EXERCISE BRIEF: Of the lines listed below, return exactly those that run from the line containing "The picture is" through the line containing "let firmMapEaSd = [1.0, 2.7, 1.5, 1.4, 1.1]", both included.

DATASET SECTION:
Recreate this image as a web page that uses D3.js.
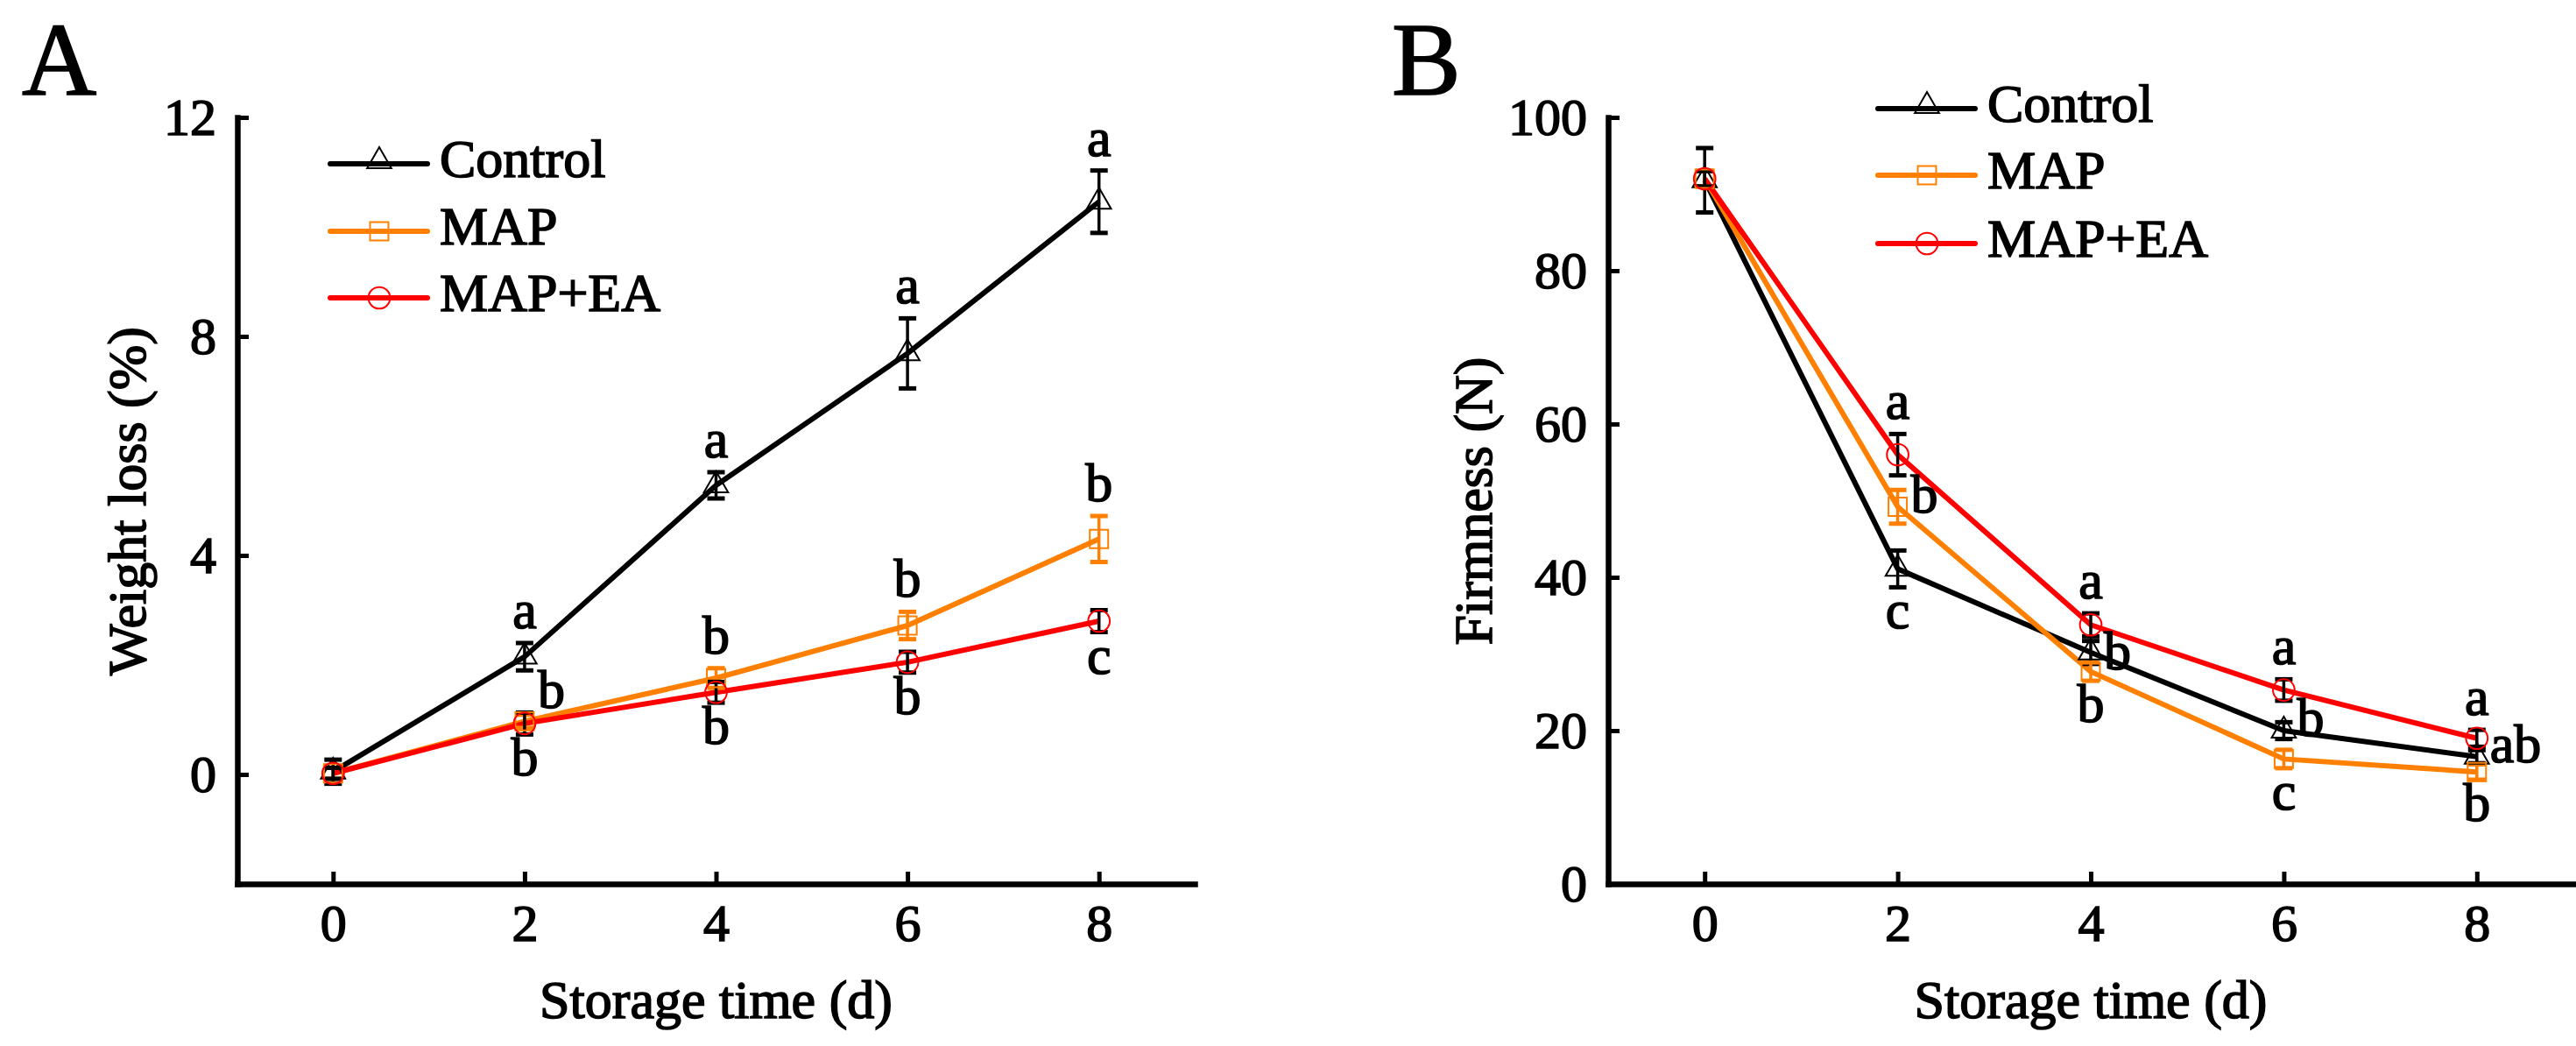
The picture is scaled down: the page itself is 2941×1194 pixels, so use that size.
<!DOCTYPE html>
<html>
<head>
<meta charset="utf-8">
<script src="https://cdn.jsdelivr.net/npm/d3@7"></script>
<style>
  body { margin: 0; background: #fff; }
  svg { display: block; }
  text { font-family: "Liberation Serif", "Times New Roman", serif; fill: #000; stroke: #000; stroke-width: 1.6px; }
  .axis .domain { stroke: #000; stroke-width: 6.5; stroke-linecap: square; }
  .axis .tick line { stroke: #000; stroke-width: 5; }
  .axis .tick text { font-size: 60px; }
</style>
</head>
<body>
<svg id="chart"></svg>
<script>
// ---- data ----
let days = [0, 2, 4, 6, 8]
let seriesNames = ['Control', 'MAP', 'MAP+EA']

let xTicks = [0, 2, 4, 6, 8]
let weightTicks = [0, 4, 8, 12]
let firmTicks = [0, 20, 40, 60, 80, 100]

// A: weight loss (%)
let weightControl = [0.05, 2.15, 5.28, 7.69, 10.46]
let weightControlSd = [0.22, 0.25, 0.24, 0.64, 0.57]
let weightMap = [0.02, 0.97, 1.76, 2.72, 4.3]
let weightMapSd = [0.1, 0.12, 0.18, 0.25, 0.42]
let weightMapEa = [0.02, 0.93, 1.5, 2.05, 2.8]
let weightMapEaSd = [0.1, 0.2, 0.19, 0.19, 0.2]

let weightLetterControl = ['', 'a', 'a', 'a', 'a']
let weightLetterMap = ['', 'b', 'b', 'b', 'b']
let weightLetterMapEa = ['', 'b', 'b', 'b', 'c']

// B: firmness (N)
let firmControl = [91.8, 41.1, 30.2, 20.0, 16.6]
let firmControlSd = [4.2, 2.4, 1.5, 1.1, 0.85]
let firmMap = [92.0, 49.2, 27.7, 16.3, 14.6]
let firmMapSd = [1.0, 2.2, 1.2, 1.2, 1.0]
let firmMapEa = [92.0, 56.0, 33.8, 25.3, 19.0]
let firmMapEaSd = [1.0, 2.7, 1.5, 1.4, 1.1]

let firmLetterControl = ['', 'c', 'b', 'b', 'ab']
let firmLetterMap = ['', 'b', 'b', 'c', 'b']
let firmLetterMapEa = ['', 'a', 'a', 'a', 'a']

// ---- look ----
let colors = { 'Control': '#000000', 'MAP': '#ff8000', 'MAP+EA': '#ff0000' }
let barColors = { 'Control': '#000000', 'MAP': '#ff8000', 'MAP+EA': '#000000' }
let symbols = { 'Control': d3.symbolTriangle, 'MAP': d3.symbolSquare, 'MAP+EA': d3.symbolCircle }
let symbolSizes = { 'Control': 330, 'MAP': 440, 'MAP+EA': 480 }

let width = 2941
let height = 1194

let svg = d3.select('#chart')
  .attr('width', width)
  .attr('height', height)
  .attr('viewBox', [0, 0, width, height])

// vertical offset of a letter placed to the right of its point
let rightShift = { 'right': 6, 'upright': -15, 'downright': 19 }

let drawPanel = (cfg) => {
  let g = svg.append('g')

  let x = d3.scaleLinear().domain([-1, 9]).range(cfg.xRange)
  let y = d3.scaleLinear().domain(cfg.yDomain).range([1009, 134])

  // axes, ticks pointing inward
  g.append('g')
    .attr('class', 'axis')
    .attr('transform', 'translate(0,' + y.range()[0] + ')')
    .call(d3.axisBottom(x).tickValues(xTicks).tickSizeInner(-14).tickSizeOuter(0).tickPadding(22))

  g.append('g')
    .attr('class', 'axis')
    .attr('transform', 'translate(' + x.range()[0] + ',0)')
    .call(d3.axisLeft(y).tickValues(cfg.yTicks).tickSizeInner(-13).tickSizeOuter(0).tickPadding(24))

  // axis titles
  let xMid = (x.range()[0] + x.range()[1]) / 2
  g.append('text')
    .attr('x', xMid)
    .attr('y', 1162)
    .attr('text-anchor', 'middle')
    .style('font-size', '62px')
    .text('Storage time (d)')

  g.append('text')
    .attr('transform', 'translate(' + cfg.yTitleX + ',' + 572 + ') rotate(-90)')
    .attr('text-anchor', 'middle')
    .style('font-size', '62px')
    .text(cfg.yTitle)

  // panel letter
  g.append('text')
    .attr('x', cfg.panelX)
    .attr('y', 108)
    .style('font-size', '118px')
    .text(cfg.panel)

  let line = d3.line()
    .x((d) => x(d.day))
    .y((d) => y(d.value))

  let rows = cfg.series.map((s) => {
    return {
      name: s.name,
      points: days.map((day, i) => {
        return { day: day, value: s.values[i], sd: s.sd[i], letter: s.letters[i], place: s.place[i] }
      })
    }
  })

  // lines
  rows.forEach((r) => {
    g.append('path')
      .datum(r.points)
      .attr('fill', 'none')
      .attr('stroke', colors[r.name])
      .attr('stroke-width', 6)
      .attr('stroke-linejoin', 'round')
      .attr('d', line)
  })

  // error bars
  rows.forEach((r) => {
    let bars = g.append('g')
      .attr('stroke', barColors[r.name])
    bars.selectAll('line.stem')
      .data(r.points)
      .enter()
      .append('line')
      .attr('x1', (d) => x(d.day))
      .attr('x2', (d) => x(d.day))
      .attr('y1', (d) => y(d.value - d.sd))
      .attr('y2', (d) => y(d.value + d.sd))
      .attr('stroke-width', 3.5)
    bars.selectAll('line.capTop')
      .data(r.points)
      .enter()
      .append('line')
      .attr('x1', (d) => x(d.day) - 10)
      .attr('x2', (d) => x(d.day) + 10)
      .attr('y1', (d) => y(d.value + d.sd))
      .attr('y2', (d) => y(d.value + d.sd))
      .attr('stroke-width', 5)
    bars.selectAll('line.capBottom')
      .data(r.points)
      .enter()
      .append('line')
      .attr('x1', (d) => x(d.day) - 10)
      .attr('x2', (d) => x(d.day) + 10)
      .attr('y1', (d) => y(d.value - d.sd))
      .attr('y2', (d) => y(d.value - d.sd))
      .attr('stroke-width', 5)
  })

  // hollow markers
  rows.forEach((r) => {
    g.selectAll(null)
      .data(r.points)
      .enter()
      .append('path')
      .attr('transform', (d) => 'translate(' + x(d.day) + ',' + y(d.value) + ')')
      .attr('d', d3.symbol().type(symbols[r.name]).size(symbolSizes[r.name]))
      .attr('fill', 'none')
      .attr('stroke', colors[r.name])
      .attr('stroke-width', 2)
  })

  // significance letters
  rows.forEach((r) => {
    g.selectAll(null)
      .data(r.points.filter((d) => d.letter !== ''))
      .enter()
      .append('text')
      .style('font-size', '62px')
      .attr('text-anchor', (d) => rightShift[d.place] !== undefined ? 'start' : 'middle')
      .attr('x', (d) => rightShift[d.place] !== undefined ? x(d.day) + 15 : x(d.day))
      .attr('y', (d) => {
        if (d.place === 'above') return y(d.value + d.sd) - 17
        if (d.place === 'below') return y(d.value - d.sd) + 47
        return y(d.value) + rightShift[d.place]
      })
      .text((d) => d.letter)
  })

  // legend
  let legend = g.append('g')
  seriesNames.forEach((name, i) => {
    let ly = cfg.legendY[i]
    let x0 = cfg.legendX
    let x1 = cfg.legendX + 111
    legend.append('line')
      .attr('x1', x0).attr('x2', x1)
      .attr('y1', ly).attr('y2', ly)
      .attr('stroke', colors[name])
      .attr('stroke-width', 6)
      .attr('stroke-linecap', 'round')
    legend.append('path')
      .attr('transform', 'translate(' + (x0 + 56) + ',' + (i === 0 ? ly - 3 : ly) + ')')
      .attr('d', d3.symbol().type(symbols[name]).size(symbolSizes[name]))
      .attr('fill', 'none')
      .attr('stroke', colors[name])
      .attr('stroke-width', 2)
    legend.append('text')
      .attr('x', x1 + 14)
      .attr('y', ly + 15)
      .style('font-size', '62px')
      .text(name)
  })
}

let placeAll = (p) => days.map(() => p)

drawPanel({
  panel: 'A',
  panelX: 25,
  xRange: [271, 1364],
  yDomain: [-2, 12],
  yTicks: weightTicks,
  yTitle: 'Weight loss (%)',
  yTitleX: 166,
  legendX: 377,
  legendY: [187, 264, 340],
  series: [
    { name: 'Control', values: weightControl, sd: weightControlSd, letters: weightLetterControl, place: placeAll('above') },
    { name: 'MAP', values: weightMap, sd: weightMapSd, letters: weightLetterMap, place: ['above', 'upright', 'above', 'above', 'above'] },
    { name: 'MAP+EA', values: weightMapEa, sd: weightMapEaSd, letters: weightLetterMapEa, place: placeAll('below') }
  ]
})

drawPanel({
  panel: 'B',
  panelX: 1589,
  xRange: [1836, 2938],
  yDomain: [0, 100],
  yTicks: firmTicks,
  yTitle: 'Firmness (N)',
  yTitleX: 1703,
  legendX: 2144,
  legendY: [124, 200, 278],
  series: [
    { name: 'Control', values: firmControl, sd: firmControlSd, letters: firmLetterControl, place: ['right', 'below', 'downright', 'right', 'right'] },
    { name: 'MAP', values: firmMap, sd: firmMapSd, letters: firmLetterMap, place: ['below', 'right', 'below', 'below', 'below'] },
    { name: 'MAP+EA', values: firmMapEa, sd: firmMapEaSd, letters: firmLetterMapEa, place: placeAll('above') }
  ]
})
</script>
</body>
</html>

WRITTEN ANSWER:
The picture is scaled down: the page itself is 2941×1194 pixels, so use that size.
<!DOCTYPE html>
<html>
<head>
<meta charset="utf-8">
<script src="https://cdn.jsdelivr.net/npm/d3@7"></script>
<style>
  body { margin: 0; background: #fff; }
  svg { display: block; }
  text { font-family: "Liberation Serif", "Times New Roman", serif; fill: #000; stroke: #000; stroke-width: 1.6px; }
  .axis .domain { stroke: #000; stroke-width: 6.5; stroke-linecap: square; }
  .axis .tick line { stroke: #000; stroke-width: 5; }
  .axis .tick text { font-size: 60px; }
</style>
</head>
<body>
<svg id="chart"></svg>
<script>
// ---- data ----
let days = [0, 2, 4, 6, 8]
let seriesNames = ['Control', 'MAP', 'MAP+EA']

let xTicks = [0, 2, 4, 6, 8]
let weightTicks = [0, 4, 8, 12]
let firmTicks = [0, 20, 40, 60, 80, 100]

// A: weight loss (%)
let weightControl = [0.05, 2.15, 5.28, 7.69, 10.46]
let weightControlSd = [0.22, 0.25, 0.24, 0.64, 0.57]
let weightMap = [0.02, 0.97, 1.76, 2.72, 4.3]
let weightMapSd = [0.1, 0.12, 0.18, 0.25, 0.42]
let weightMapEa = [0.02, 0.93, 1.5, 2.05, 2.8]
let weightMapEaSd = [0.1, 0.2, 0.19, 0.19, 0.2]

let weightLetterControl = ['', 'a', 'a', 'a', 'a']
let weightLetterMap = ['', 'b', 'b', 'b', 'b']
let weightLetterMapEa = ['', 'b', 'b', 'b', 'c']

// B: firmness (N)
let firmControl = [91.8, 41.1, 30.2, 20.0, 16.6]
let firmControlSd = [4.2, 2.4, 1.5, 1.1, 0.85]
let firmMap = [92.0, 49.2, 27.7, 16.3, 14.6]
let firmMapSd = [1.0, 2.2, 1.2, 1.2, 1.0]
let firmMapEa = [92.0, 56.0, 33.8, 25.3, 19.0]
let firmMapEaSd = [1.0, 2.7, 1.5, 1.4, 1.1]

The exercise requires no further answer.